Mike Manley prend la tête de Fiat-Chrysler, John Elkann devient président de Ferrari
Mike Manley prend la tête de Fiat-Chrysler, John Elkann devient président de Ferrari
LE MONDE ECONOMIE
Alors que l’emblématique patron de Fiat, Sergio Marchionne, est au plus mal, le groupe automobile se voit contraint d’accélérer son processus de succession.
Le Britannique Mike Manley, qui succède à Sergio Marchionne à la tête de Fiat-Chrysler, dirigeait jusqu’ici la marque Jeep. / JEWEL SAMAD / AFP
La rumeur s’est répandue à une vitesse folle sur les réseaux sociaux, où se sont multipliés, toute la journée de samedi, les « Forza Sergio ! » sibyllins : l’administrateur délégué du groupe Fiat et président de Ferrari, Sergio Marchionne, est au plus mal. Hospitalisé depuis la fin du mois de juin à Zurich (Suisse) pour une simple opération au dos, l’homme d’affaires semble avoir été victime de complications post-opératoires, son état s’étant aggravé très rapidement ces derniers jours.
En début de soirée tombait un premier communiqué laconique du groupe Fiat annonçant qu’il « [serait] dans l’incapacité de reprendre ses activités professionnelles ». Depuis, plusieurs sources hospitalières décrivent son état de santé comme « irréversible », sans plus de précisions. Sa famille, présente sur les lieux, n’a pas communiqué d’autres informations.
Fiat : Sergio Marchionne à la « une » des journaux italiens
Cette situation force le clan Agnelli, actionnaire historique du groupe, à accélérer un processus de succession engagé depuis plusieurs mois. Agé de 66 ans, Sergio Marchionne devait passer la main courant 2019, après quinze années à la tête du groupe le plus emblématique du capitalisme italien.
Mike Manley, jusqu’ici à la tête de la marque Jeep, dont il a fait la branche la plus florissante de l’empire industriel, prendra le volant de Fiat-Chrysler, tandis que la présidence de Ferrari reviendra à un représentant de la famille Agnelli, John Elkann, héritier du patron charismatique du groupe, Gianni Agnelli. Il sera appuyé par l’actuel dirigeant de Philip Morris, Louis Camilleri, qui doit prendre dans les prochains jours les fonctions d’administrateur délégué.
L’œuvre de M. Marchionne, homme d’affaires italo-canadien considéré comme le principal artisan du spectaculaire redressement du fleuron de l’industrie transalpine, dont il avait pris les rênes en 2004, a été saluée par de nombreux dirigeants politiques, de gauche comme de droite. L’ancien président du Conseil italien Matteo Renzi a évoqué un « géant », qui « a changé l’histoire industrielle du pays », tandis que son prédécesseur, Silvio Berlusconi, l’a élevé au rang de « numéro un des manageurs italiens », et même de « symbole du génie italien ».
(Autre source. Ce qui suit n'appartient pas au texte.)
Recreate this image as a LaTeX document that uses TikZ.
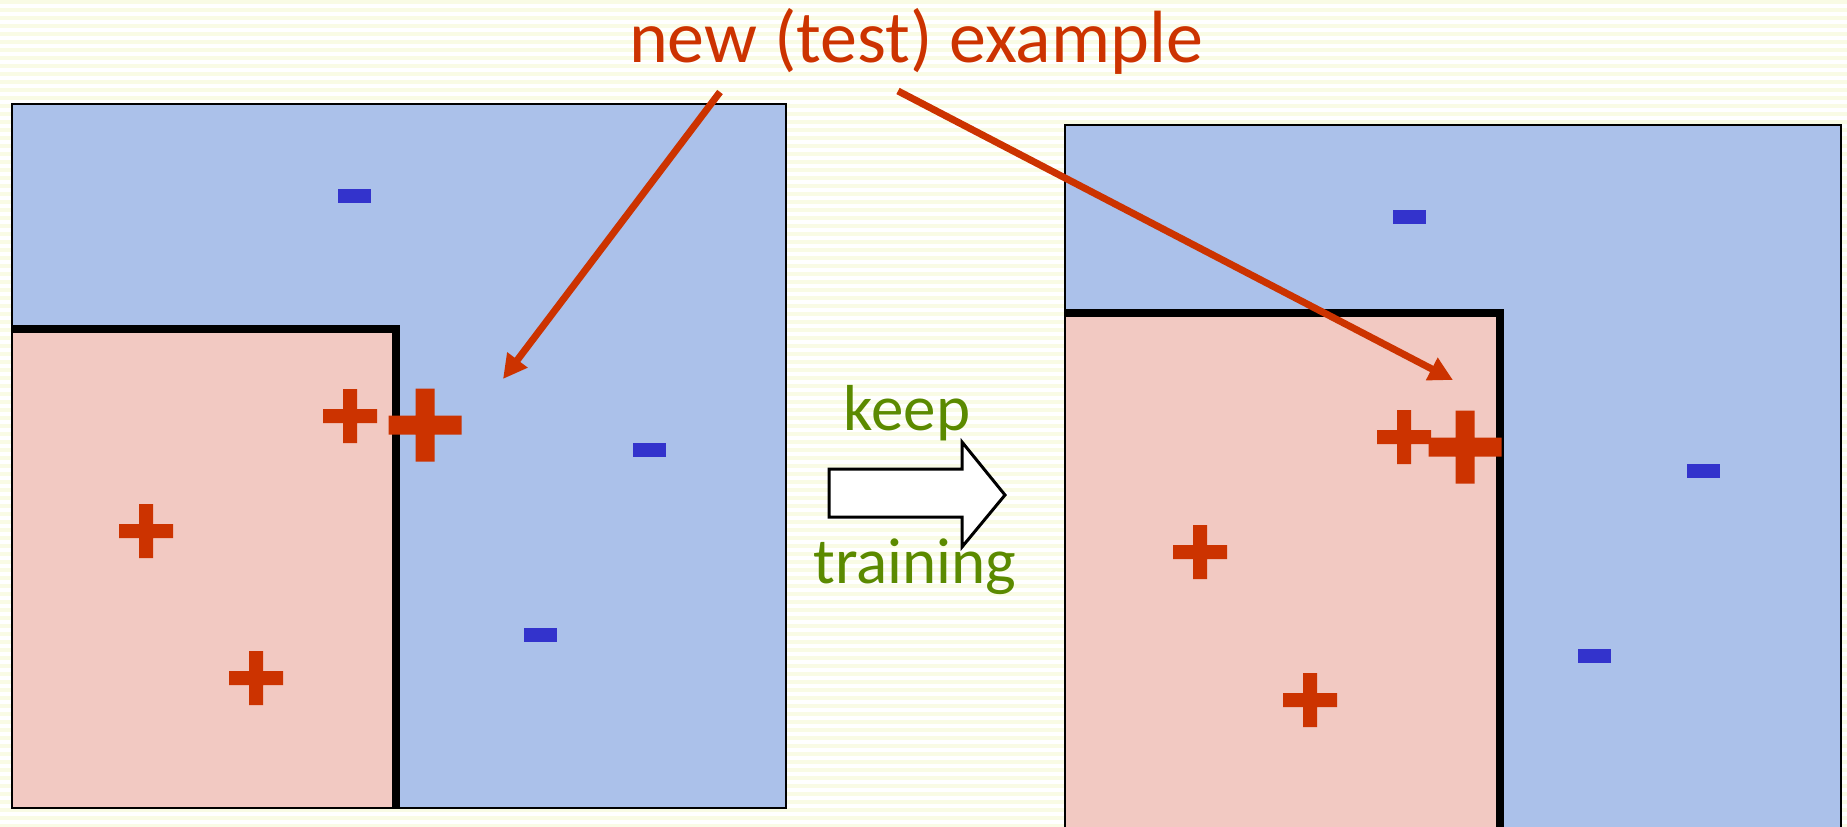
\documentclass[tikz,border=0pt]{standalone}
\usepackage{fontspec}
\setmainfont{Carlito}
\usetikzlibrary{arrows.meta,positioning}
\definecolor{stripe}{RGB}{249,251,229}
\definecolor{regionblue}{RGB}{171,193,234}
\definecolor{regionpink}{RGB}{242,201,194}
\definecolor{markred}{RGB}{204,51,0}
\definecolor{markblue}{RGB}{51,51,204}
\definecolor{keepgreen}{RGB}{91,138,0}
\tikzset{
  plusmark/.pic={\fill[markred] (-27,-7) rectangle (27,7) (-7,-27) rectangle (7,27);},
  bigplusmark/.pic={\fill[markred] (-36.5,-9.5) rectangle (36.5,9.5) (-9.5,-36.5) rectangle (9.5,36.5);}
}
\begin{document}
\begin{tikzpicture}[x=1pt,y=-1pt,>=Stealth]
\tikzstyle{minusmark}=[fill=markblue,minimum width=33pt,minimum height=14pt,inner sep=0pt]
\tikzstyle{region}=[draw=black,line width=2pt,fill=regionblue]
\tikzstyle{border}=[line width=8pt]
\tikzstyle{pointer}=[-{Triangle[length=24pt,width=24pt]},markred,line width=7pt]
\tikzstyle{lbl}=[font=\fontsize{65}{70}\selectfont,text=keepgreen,anchor=base,inner sep=0pt]
\useasboundingbox (0,0) rectangle (1847,827);
\clip (0,0) rectangle (1847,827);
% striped background
\fill[white] (0,0) rectangle (1847,827);
\foreach \y in {0,8,...,824} \fill[stripe] (0,\y) rectangle (1847,\y+4);
% left panel
\draw[region] (12,104) rectangle (786,808);
\fill[regionpink] (13,329) rectangle (396,807);
\draw[border] (12,329) -| (396,808);
\node[minusmark] (m1) at (354,196) {};
\node[minusmark] (m2) at (649,450) {};
\node[minusmark] (m3) at (540,635) {};
\pic at (350,416) {plusmark};
\pic at (146,531) {plusmark};
\pic at (256,678) {plusmark};
\pic at (425,425) {bigplusmark};
% right panel
\draw[region] (1065,125) rectangle (1841,840);
\fill[regionpink] (1066,313) rectangle (1500,840);
\draw[border] (1065,313) -| (1500,840);
\node[minusmark] (m4) at (1409,217) {};
\node[minusmark] (m5) at (1703,471) {};
\node[minusmark] (m6) at (1594,656) {};
\pic at (1404,437) {plusmark};
\pic at (1200,552) {plusmark};
\pic at (1310,700) {plusmark};
\pic at (1465,447) {bigplusmark};
% keep training
\draw[line width=3pt,fill=white,line join=miter] (829,469) -- (962,469) -- (962,442) -- (1005,495) -- (962,547) -- (962,517) -- (829,517) -- cycle;
\node[lbl] (keep) at (907,430) {keep};
\node[lbl] (training) at (915,583) {training};
% new example
\node[font=\fontsize{74}{80}\selectfont,text=markred,anchor=base,inner sep=0pt] (title) at (916,62) {new (test) example};
\coordinate (from1) at (720,92);
\coordinate (to1) at (503,379);
\coordinate (from2) at (898,91);
\coordinate (to2) at (1453,380);
\draw[pointer] (from1) -- (to1);
\draw[pointer] (from2) -- (to2);
\end{tikzpicture}
\end{document}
Aux antipodes du protectionnisme
Du côté de l’actuel gouvernement, les éloges sont nettement plus mesurés. Par le passé, le vice-président du Conseil et ministre du développement économique, Luigi Di Maio, qui a grandi dans la petite ville de Pomigliano d’Arco, près de Naples, siège du plus important site de Fiat dans le sud du pays, n’avait pas ménagé ses critiques envers le groupe industriel.
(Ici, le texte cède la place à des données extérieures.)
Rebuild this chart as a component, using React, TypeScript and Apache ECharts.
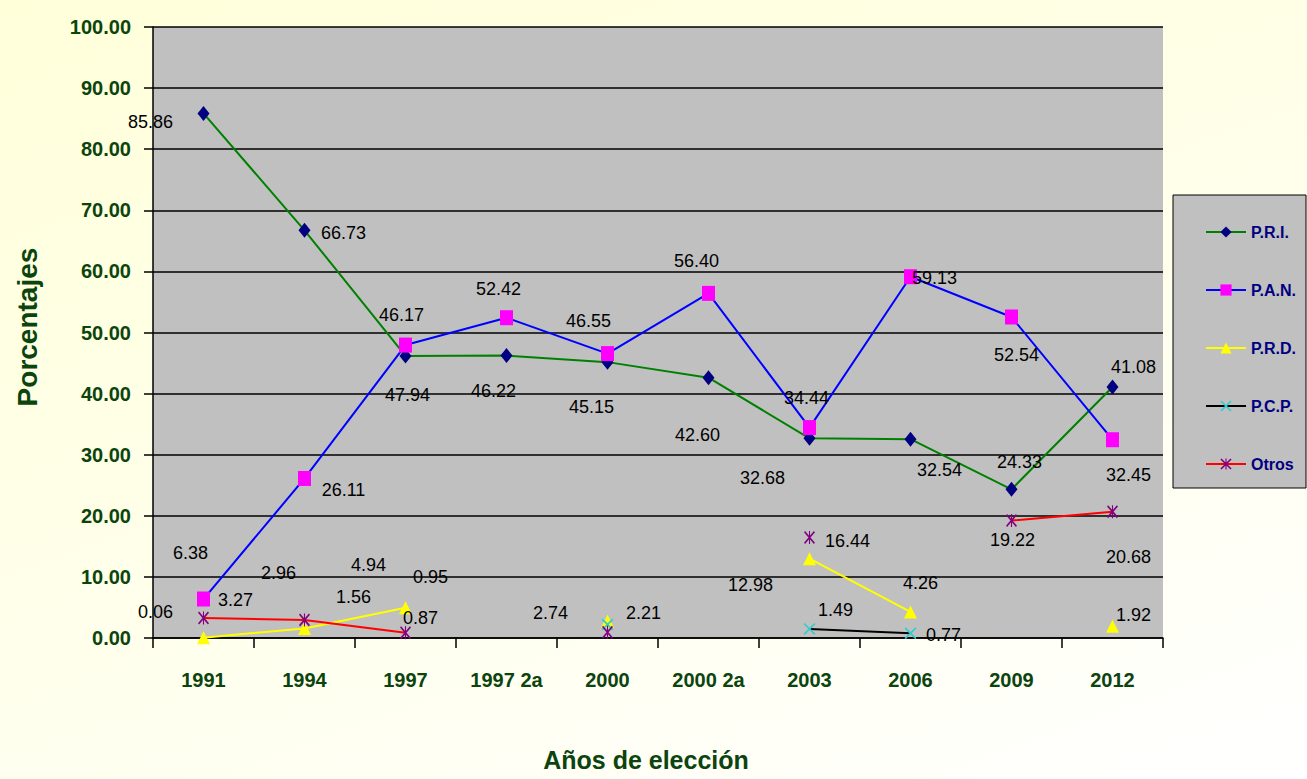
import React, { useEffect, useRef } from "react";
import * as echarts from "echarts";

const categories = ["1991", "1994", "1997", "1997 2a", "2000", "2000 2a", "2003", "2006", "2009", "2012"];
const pri = [85.86, 66.73, 46.17, 46.22, 45.15, 42.6, 32.68, 32.54, 24.33, 41.08];
const pan = [6.38, 26.11, 47.94, 52.42, 46.55, 56.4, 34.44, 59.13, 52.54, 32.45];
const prd = [0.06, 1.56, 4.94, null, 2.74, null, 12.98, 4.26, null, 1.92];
const pcp = [null, null, null, null, 2.21, null, 1.49, 0.77, null, null];
const otros = [3.27, 2.96, 0.87, null, 0.95, null, 16.44, null, 19.22, 20.68];
const yTickValues = [0, 10, 20, 30, 40, 50, 60, 70, 80, 90, 100];

// label offsets (pixels) relative to each point
const priOff = [[-53, 9], [39, 3], [-4, -41], [-13, 35], [-16, 45], [-11, 57], [-47, 40], [29, 31], [8, -27], [21, -20]];
const panOff = [[-13, -46], [39, 12], [2, 50], [-8, -29], [-19, -33], [-12, -32], [-3, -30], [24, 1], [5, 38], [16, 35]];
const prdOff = [[-48, -26], [49, -31], [-37, -43], [0, 0], [-57, -8], [0, 0], [-59, 26], [10, -29], [0, 0], [21, -11]];
const pcpOff = [[0, 0], [0, 0], [0, 0], [0, 0], [36, -11], [0, 0], [26, -19], [33, 2], [0, 0], [0, 0]];
const otrosOff = [[32, -18], [-26, -47], [15, -15], [0, 0], [-177, -55], [0, 0], [38, 3], [0, 0], [1, 19], [16, 45]];

const FONT = "'Liberation Sans Narrow', 'Arial Narrow', 'Liberation Sans', Arial, sans-serif";
const GREEN = "#0B440D";

const X_PATH = "path://M0,2 L2,0 L20,18 L18,20 Z M18,0 L20,2 L2,20 L0,18 Z";
const STAR_PATH = "path://M0,2 L2,0 L20,18 L18,20 Z M18,0 L20,2 L2,20 L0,18 Z M9,0 L11,0 L11,20 L9,20 Z";

function build(values: (number | null)[], offs: number[][]) {
  return values.map((v, i) =>
    v === null
      ? null
      : { value: v, label: { offset: offs[i] } }
  );
}

export default function App() {
  const ref = useRef<HTMLDivElement>(null);
  useEffect(() => {
    document.body.style.margin = "0";
    const chart = echarts.init(ref.current!, undefined, { renderer: "svg" });
    const labelBase = {
      show: true,
      position: "inside",
      align: "center",
      verticalAlign: "middle",
      color: "#000",
      fontFamily: FONT,
      fontSize: 18,
      fontWeight: "normal",
      formatter: (p: any) => Number(p.value).toFixed(2),
    };
    const mk = (name: string, data: any[], lineColor: string, symbol: string, symbolSize: any, symColor: string) => ({
      name,
      type: "line",
      data,
      symbol,
      symbolSize,
      showAllSymbol: true,
      connectNulls: false,
      lineStyle: { color: lineColor, width: 2 },
      itemStyle: { color: symColor },
      label: labelBase,
      emphasis: { disabled: true },
    });
    chart.setOption({
      animation: false,
      grid: {
        left: 153,
        top: 27,
        width: 1010,
        height: 611,
        show: true,
        backgroundColor: "#C0C0C0",
        borderWidth: 0,
      },
      xAxis: {
        type: "category",
        data: categories,
        boundaryGap: true,
        axisLine: { lineStyle: { color: "#000", width: 1.5 } },
        axisTick: { show: true, length: 10, interval: 0, alignWithLabel: false, lineStyle: { color: "#000", width: 1.5 } },
        axisLabel: { interval: 0, color: GREEN, fontFamily: FONT, fontSize: 20, fontWeight: "bold", margin: 32 },
        splitLine: { show: false },
      },
      yAxis: {
        type: "value",
        min: yTickValues[0],
        max: yTickValues[yTickValues.length - 1],
        interval: 10,
        axisLine: { show: true, lineStyle: { color: "#000", width: 1.5 } },
        axisTick: { show: true, length: 9, lineStyle: { color: "#000", width: 1.5 } },
        axisLabel: {
          color: GREEN,
          fontFamily: FONT,
          fontSize: 20,
          fontWeight: "bold",
          margin: 22,
          formatter: (v: number) => v.toFixed(2),
        },
        splitLine: { show: true, lineStyle: { color: "#000", width: 1.5 } },
      },
      legend: {
        orient: "vertical",
        left: 1200,
        top: 218,
        itemWidth: 40,
        itemHeight: 14,
        itemGap: 40,
        textStyle: { color: "#000080", fontFamily: FONT, fontSize: 16, fontWeight: "bold", lineHeight: 18 },
        data: ["P.R.I.", "P.A.N.", "P.R.D.", "P.C.P.", "Otros"],
      },
      graphic: [
        {
          type: "rect",
          z: 0,
          shape: { x: 1173, y: 195, width: 133, height: 293 },
          style: { fill: "#C0C0C0", stroke: "#000", lineWidth: 1 },
        },
        {
          type: "text",
          x: 27,
          y: 327,
          rotation: Math.PI / 2,
          style: {
            text: "Porcentajes",
            fill: GREEN,
            font: `bold 28px ${FONT}`,
            align: "center",
            verticalAlign: "middle",
          },
        },
        {
          type: "text",
          x: 646,
          y: 760,
          style: {
            text: "Años de elección",
            fill: GREEN,
            font: `bold 25px ${FONT}`,
            align: "center",
            verticalAlign: "middle",
          },
        },
      ],
      series: [
        mk("P.R.I.", build(pri, priOff), "#008000", "diamond", [12, 15], "#000080"),
        mk("P.A.N.", build(pan, panOff), "#0000FF", "rect", [13, 15], "#FF00FF"),
        mk("P.R.D.", build(prd, prdOff), "#FFFF00", "triangle", [13, 13], "#FFFF00"),
        mk("P.C.P.", build(pcp, pcpOff), "#000000", X_PATH, [12, 12], "#33CCCC"),
        mk("Otros", build(otros, otrosOff), "#FF0000", STAR_PATH, [11, 13], "#800080"),
      ],
    });
    return () => chart.dispose();
  }, []);
  return (
    <div
      style={{
        width: 1307,
        height: 779,
        background: "linear-gradient(160deg, #FFFFDA 0%, #FFFFEC 55%, #FFFFFF 100%)",
      }}
    >
      <div ref={ref} style={{ width: 1307, height: 779 }} />
    </div>
  );
}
Il l’accusait d’avoir délocalisé à outrance sa production malgré des milliards d’euros d’aides publiques. Il a attendu plus de vingt-quatre heures avant de faire part de sa « peine », ajoutant qu’« en des moments si difficiles, l’heure [était] au respect ». L’autre homme fort du cabinet, Matteo Salvini (Ligue), qui avait également critiqué les choix industriels du groupe, s’est montré tout aussi sobre, se bornant à témoigner sa « reconnaissance et son respect ».
Pressé depuis des années de s’engager en politique, Sergio Marchionne incarne des options aux antipodes du protectionnisme prôné par le gouvernement de Giuseppe Conte. En effet, le redressement du groupe, qui était au bord de la faillite lors de son arrivée aux affaires, s’est fait au prix d’une profonde modification de ses structures, affaiblissant le caractère national d’une entreprise au poids symbolique inégalé dans le monde industriel italien.
Etroitement lié au jeune dirigeant de la famille Agnelli, John Elkann, qui l’a plus d’une fois qualifié de « mentor » et s’est épanché, dans une lettre aux employés du groupe, sur sa « douleur » face à un drame « injuste », Sergio Marchionne cède la main à une équipe de hiérarques dont pas un n’est italien : le nouveau dirigeant de Fiat-Chrysler, Mike Manley, est britannique, tandis que le nouvel administrateur délégué de Ferrari, Louis Camilleri, est originaire de Malte. De ce symbole-là aussi, les Italiens s’apprêtent à faire le deuil.